The increased focus on cybersecurity comes in the wake of a 56-page report by the National Security Telecommunications Advisory Committee warning that the United States will see more severe and destructive cyberattacks over the next decade than it has faced up to date. The NSA has been criticized in the past that its threat reports issued to private companies do not provide the up-to-date, real-time information that corporate security teams need to protect themselves. The directorate will work to solve the problem posed by traditional means of notifying organizations that hackers have compromised their systems, as hackers now move much faster through the network.

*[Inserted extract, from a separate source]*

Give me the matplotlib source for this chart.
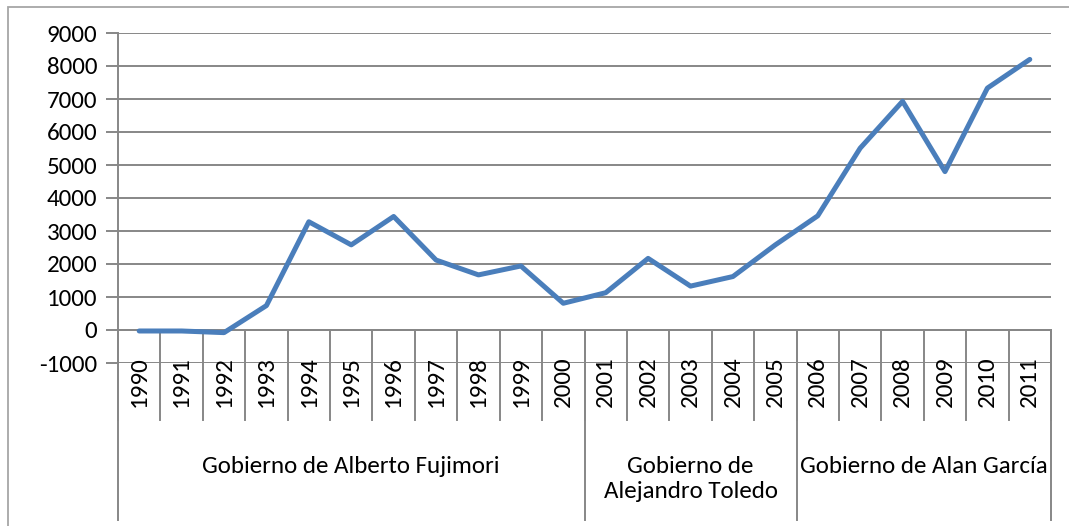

The director, Anne Neuberger, stated that the mission of the directorate is to “prevent and eradicate threats” and “operationalizing intelligence.” The directorate will also focus on ransomware, threats to U.S. elections, nation-state influence operations, and abuse of online anonymity. Reflecting the fact that, for several years now, cybersecurity has topped terrorism as the top threat to the U.S., the NSA now joins other government agencies that have recently increased their focus on cybersecurity–such as the Department of Homeland Security (DHS), which recently created the Cybersecurity and Infrastructure Security Agency. The NSA will also collaborate with the DHS to identify specific vulnerable systems within the banking sector to be monitored by the NSA’s threat detection personnel, among other initiatives. Other partners that the directorate plans to include in its defensive and information-sharing efforts are the Department of Defense, Cyber Command, the acquisition community, U.S. allies, and the private sector. The directorate will contain a nuclear command-and-control office, a critical government networks office dedicated to national security systems, and an office called the “futures organization,” which will partner with the NSA’s research directorate to ensure the agency’s cyber goals align with emerging research.